Before the serious stuff, here’s a bit of fun news. Last Thursday’s I for 2nd January 2020 reported that Rory Bremner’s impressions of former prime minister John Major were so good, he would bring down the government. Bremner had been phoning up various rebellious backbench MPs as Major, and the head of the civil service at the time, Sir Robin Butler, was afraid he’d get hold of the budget. In the article ‘Bremner almost brought down John Major’, Adam Sherwin wrote
Whitehall’s top civil servant feared that Rory Bremner could brind down John Major’s government because the comic’s impersonation of the Prime Minister was so convincing.
Sir Robin Butler, then cabinet secretary, called Michael Grade, the chief executive at Channel 4, to express his concerns after the impressionist made a prank call to a rebellious backbench Tory MP.
Sir Robin feared that Bremner’s impression of Mr Major was so accurate that he would be able to trick then-chancellor Kenneth Clarke into leaking advance details of the Budget.
The could have been devastating to Mr Major, who was steering an administration with a fragile majority.

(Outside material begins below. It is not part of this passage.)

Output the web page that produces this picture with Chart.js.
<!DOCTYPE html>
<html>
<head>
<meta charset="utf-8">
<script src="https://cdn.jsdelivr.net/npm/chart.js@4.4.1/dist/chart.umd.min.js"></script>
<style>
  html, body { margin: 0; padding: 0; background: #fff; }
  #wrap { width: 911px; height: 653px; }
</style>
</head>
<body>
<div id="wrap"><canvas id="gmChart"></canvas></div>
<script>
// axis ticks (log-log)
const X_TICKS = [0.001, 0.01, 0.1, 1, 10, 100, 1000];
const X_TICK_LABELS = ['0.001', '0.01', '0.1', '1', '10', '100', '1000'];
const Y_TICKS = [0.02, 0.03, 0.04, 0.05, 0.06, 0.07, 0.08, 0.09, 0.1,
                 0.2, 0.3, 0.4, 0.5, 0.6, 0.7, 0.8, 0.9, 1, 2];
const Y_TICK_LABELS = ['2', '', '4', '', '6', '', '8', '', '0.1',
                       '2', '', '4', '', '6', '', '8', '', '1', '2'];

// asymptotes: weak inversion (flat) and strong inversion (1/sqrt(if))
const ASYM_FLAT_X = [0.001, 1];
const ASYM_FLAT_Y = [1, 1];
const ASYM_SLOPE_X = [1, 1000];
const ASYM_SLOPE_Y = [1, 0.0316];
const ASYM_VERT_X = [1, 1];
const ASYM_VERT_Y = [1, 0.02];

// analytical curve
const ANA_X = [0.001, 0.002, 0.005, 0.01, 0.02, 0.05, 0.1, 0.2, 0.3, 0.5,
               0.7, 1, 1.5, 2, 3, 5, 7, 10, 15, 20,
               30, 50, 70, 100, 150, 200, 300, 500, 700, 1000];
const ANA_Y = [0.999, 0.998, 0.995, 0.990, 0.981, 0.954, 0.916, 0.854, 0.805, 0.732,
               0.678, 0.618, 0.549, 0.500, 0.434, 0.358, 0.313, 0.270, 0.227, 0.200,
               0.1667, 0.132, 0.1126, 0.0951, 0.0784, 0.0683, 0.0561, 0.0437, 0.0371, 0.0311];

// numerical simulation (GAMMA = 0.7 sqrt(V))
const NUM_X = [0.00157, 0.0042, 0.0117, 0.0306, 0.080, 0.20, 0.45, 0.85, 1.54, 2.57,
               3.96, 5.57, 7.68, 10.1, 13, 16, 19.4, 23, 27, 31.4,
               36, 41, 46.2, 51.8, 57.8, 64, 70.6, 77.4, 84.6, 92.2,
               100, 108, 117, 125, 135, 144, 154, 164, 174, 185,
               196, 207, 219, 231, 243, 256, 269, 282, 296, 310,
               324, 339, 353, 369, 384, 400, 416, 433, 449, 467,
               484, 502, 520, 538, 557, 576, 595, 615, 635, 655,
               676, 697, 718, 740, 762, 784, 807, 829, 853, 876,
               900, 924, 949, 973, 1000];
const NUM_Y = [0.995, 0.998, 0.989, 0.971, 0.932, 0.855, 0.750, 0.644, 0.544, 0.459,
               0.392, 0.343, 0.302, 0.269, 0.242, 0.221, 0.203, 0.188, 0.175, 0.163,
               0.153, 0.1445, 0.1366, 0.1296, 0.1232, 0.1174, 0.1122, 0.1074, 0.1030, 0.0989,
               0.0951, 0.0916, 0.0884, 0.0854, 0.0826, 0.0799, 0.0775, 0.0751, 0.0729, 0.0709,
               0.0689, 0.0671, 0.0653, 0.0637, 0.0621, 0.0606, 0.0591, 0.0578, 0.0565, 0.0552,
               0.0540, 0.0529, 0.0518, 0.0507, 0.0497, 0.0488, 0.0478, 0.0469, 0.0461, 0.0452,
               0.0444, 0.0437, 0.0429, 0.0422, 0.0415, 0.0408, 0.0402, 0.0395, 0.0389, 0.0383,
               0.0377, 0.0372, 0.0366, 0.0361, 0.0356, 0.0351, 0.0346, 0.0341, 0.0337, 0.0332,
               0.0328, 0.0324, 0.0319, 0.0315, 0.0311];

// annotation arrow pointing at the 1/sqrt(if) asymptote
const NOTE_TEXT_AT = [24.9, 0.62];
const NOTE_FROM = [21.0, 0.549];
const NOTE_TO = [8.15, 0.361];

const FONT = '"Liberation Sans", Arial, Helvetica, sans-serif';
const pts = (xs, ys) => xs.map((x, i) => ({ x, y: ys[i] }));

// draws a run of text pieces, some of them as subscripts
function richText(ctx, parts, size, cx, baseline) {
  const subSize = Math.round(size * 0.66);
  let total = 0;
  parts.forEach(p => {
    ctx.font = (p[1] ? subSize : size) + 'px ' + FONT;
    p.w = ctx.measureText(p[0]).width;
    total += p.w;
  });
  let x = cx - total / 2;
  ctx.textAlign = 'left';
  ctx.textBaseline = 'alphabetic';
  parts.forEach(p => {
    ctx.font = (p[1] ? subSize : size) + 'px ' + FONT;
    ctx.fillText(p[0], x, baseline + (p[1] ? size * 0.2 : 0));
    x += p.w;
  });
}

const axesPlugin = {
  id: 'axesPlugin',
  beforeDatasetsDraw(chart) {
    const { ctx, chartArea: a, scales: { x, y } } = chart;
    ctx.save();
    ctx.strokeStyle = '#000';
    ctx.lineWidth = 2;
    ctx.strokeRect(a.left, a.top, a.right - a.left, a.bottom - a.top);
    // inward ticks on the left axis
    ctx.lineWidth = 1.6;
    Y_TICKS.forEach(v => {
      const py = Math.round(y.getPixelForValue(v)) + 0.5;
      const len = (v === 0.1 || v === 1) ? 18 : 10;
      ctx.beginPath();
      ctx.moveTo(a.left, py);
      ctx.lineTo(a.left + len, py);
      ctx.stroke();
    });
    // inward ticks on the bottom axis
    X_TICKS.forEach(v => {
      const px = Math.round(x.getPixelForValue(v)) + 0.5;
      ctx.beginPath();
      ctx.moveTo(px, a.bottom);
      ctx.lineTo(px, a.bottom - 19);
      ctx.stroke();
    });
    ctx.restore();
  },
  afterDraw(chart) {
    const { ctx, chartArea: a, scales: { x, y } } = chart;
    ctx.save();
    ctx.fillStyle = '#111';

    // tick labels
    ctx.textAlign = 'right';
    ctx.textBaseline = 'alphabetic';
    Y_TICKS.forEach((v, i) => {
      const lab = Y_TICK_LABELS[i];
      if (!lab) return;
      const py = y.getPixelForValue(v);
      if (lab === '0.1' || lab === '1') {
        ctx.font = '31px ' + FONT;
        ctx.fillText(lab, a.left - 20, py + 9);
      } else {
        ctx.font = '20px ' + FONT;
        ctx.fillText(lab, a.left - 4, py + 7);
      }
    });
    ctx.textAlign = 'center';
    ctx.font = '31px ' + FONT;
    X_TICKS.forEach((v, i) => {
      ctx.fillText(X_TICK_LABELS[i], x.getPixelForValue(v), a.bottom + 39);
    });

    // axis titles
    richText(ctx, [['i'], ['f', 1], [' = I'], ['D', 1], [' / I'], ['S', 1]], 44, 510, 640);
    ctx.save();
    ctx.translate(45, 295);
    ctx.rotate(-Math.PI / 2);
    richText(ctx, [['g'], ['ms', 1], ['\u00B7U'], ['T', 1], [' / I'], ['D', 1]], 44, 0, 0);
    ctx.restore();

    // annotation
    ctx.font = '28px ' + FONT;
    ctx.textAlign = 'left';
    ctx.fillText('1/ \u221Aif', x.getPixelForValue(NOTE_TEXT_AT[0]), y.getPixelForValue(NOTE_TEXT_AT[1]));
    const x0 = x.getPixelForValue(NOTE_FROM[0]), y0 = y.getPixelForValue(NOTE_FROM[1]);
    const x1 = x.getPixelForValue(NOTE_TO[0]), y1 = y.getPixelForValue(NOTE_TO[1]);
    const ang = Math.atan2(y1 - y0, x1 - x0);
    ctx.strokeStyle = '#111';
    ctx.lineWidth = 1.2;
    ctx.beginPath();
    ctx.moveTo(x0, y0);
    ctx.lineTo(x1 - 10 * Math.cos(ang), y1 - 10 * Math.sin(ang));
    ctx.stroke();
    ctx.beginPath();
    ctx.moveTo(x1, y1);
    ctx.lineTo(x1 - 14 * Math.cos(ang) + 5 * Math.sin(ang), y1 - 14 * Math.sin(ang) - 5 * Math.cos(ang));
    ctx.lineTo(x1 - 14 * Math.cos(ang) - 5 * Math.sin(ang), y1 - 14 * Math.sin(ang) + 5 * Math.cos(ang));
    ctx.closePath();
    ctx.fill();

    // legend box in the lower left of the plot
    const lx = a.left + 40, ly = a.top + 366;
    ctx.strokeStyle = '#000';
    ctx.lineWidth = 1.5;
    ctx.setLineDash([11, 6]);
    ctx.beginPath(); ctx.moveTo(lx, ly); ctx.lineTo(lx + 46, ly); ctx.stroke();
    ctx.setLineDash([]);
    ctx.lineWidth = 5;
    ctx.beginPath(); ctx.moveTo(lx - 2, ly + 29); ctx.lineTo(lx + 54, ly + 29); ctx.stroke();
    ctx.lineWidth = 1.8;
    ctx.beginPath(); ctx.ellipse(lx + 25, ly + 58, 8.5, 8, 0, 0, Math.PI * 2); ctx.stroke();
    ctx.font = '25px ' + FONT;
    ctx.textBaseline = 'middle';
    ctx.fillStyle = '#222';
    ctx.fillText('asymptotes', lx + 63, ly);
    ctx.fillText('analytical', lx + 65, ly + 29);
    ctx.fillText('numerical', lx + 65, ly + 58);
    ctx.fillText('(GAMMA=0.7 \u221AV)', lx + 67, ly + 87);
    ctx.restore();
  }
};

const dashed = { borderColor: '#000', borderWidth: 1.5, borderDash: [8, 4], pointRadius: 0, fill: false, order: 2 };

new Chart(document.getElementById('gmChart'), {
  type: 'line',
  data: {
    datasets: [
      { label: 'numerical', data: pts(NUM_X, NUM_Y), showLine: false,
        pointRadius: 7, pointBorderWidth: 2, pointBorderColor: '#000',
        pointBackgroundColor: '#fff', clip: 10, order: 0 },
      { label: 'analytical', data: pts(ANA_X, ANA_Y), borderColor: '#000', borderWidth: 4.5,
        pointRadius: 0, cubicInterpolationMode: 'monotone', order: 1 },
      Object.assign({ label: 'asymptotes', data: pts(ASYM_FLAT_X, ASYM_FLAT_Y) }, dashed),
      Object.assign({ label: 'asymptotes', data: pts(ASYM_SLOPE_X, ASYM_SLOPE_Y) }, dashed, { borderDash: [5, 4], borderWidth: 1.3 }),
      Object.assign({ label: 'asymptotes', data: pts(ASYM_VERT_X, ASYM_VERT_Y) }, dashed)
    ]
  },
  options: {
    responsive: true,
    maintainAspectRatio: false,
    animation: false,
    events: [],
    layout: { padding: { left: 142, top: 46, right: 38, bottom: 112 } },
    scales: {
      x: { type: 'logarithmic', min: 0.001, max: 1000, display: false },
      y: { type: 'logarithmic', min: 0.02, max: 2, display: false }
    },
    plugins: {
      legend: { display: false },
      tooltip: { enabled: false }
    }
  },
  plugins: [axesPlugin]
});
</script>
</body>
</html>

The prank calls, made in 1993, were intended for use in the comedian’s series, Rory Bremner, Who Else? But Sir Robin stepped in after Bremner fooled Sir Richard Body, one of the Eurosceptic Maastricht rebels who were known as “the bastards”.

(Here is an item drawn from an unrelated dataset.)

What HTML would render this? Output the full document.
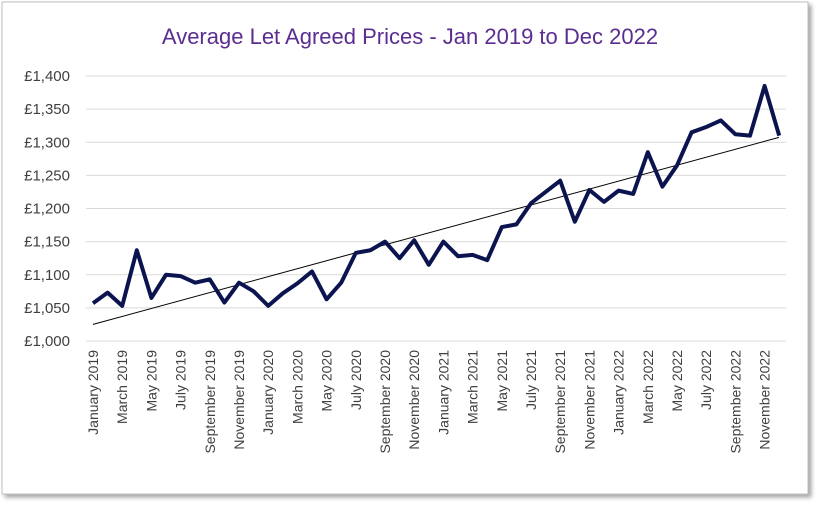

Speaking to the Media Matters podcast, Lord Grade of Yarmouth revealed that Sir Robin told him: “We have a bit of a problem. Your Mr Rory Bremner. He’s very good at impersonating the Prime Minister. He’s been ringing MPs.
“We don’t have a problem with that. But the issue we have is that, he’s so good, he could ring the chancellor and get the Budget.”
Lord Grade said he told Sir Robin: “Oh, I get the point. Leave it with me.” Bremner’s team agreed not to air the call, which Sir Robin said was a “great relief”. Lord Grade, who faced controversy over prank calls made by Chris Morris for Brass Eye, later sent Sir Robin a tape of the call.
Bremner has confirmed ringing the MP. “We hadn’t got a script, we were just making it up. It went very well,” he said. “John Major said ‘well this is very funny but it could get quite serious’. So there was this hunt going on.”
Bremner also called Margaret Beckett pretending to be Gordon Brown in 2005, and discussed Cabinet appointments. Lawyers vetoed its broadcast.
Bremner’s series on Channel 4, Rory Bremner: Who Else? and later Bremner, Bird and Fortune with John Bird and John Fortune, who later had their own series, The Long Johns, were hilarious, but they were also very sharp, very serious satire. Amongst the impressions they made serious, factual points about the issues of the day, quoting real statistics. I can remember they were particularly sharp on attacking the government’s and papers’ vicious and misleading policies and statements over immigration. And they also tried to stop the Iraq invasion by sending that up and arguing against it.
The three also published a book during Tony Blair’s tenure of 10 Downing Street, You Are Here, attacking his policies of privatisation and the Public-Private Finance Initiative deals, which were grossly inefficient and which took power away from people and put it squarely in the hands of the corporate bosses, who donated so handsomely to Blair.
Now that the Blairites are trying to seize control of the Labour Party again, I’ll have to dig that book out to show how treacherous their claims and politics are.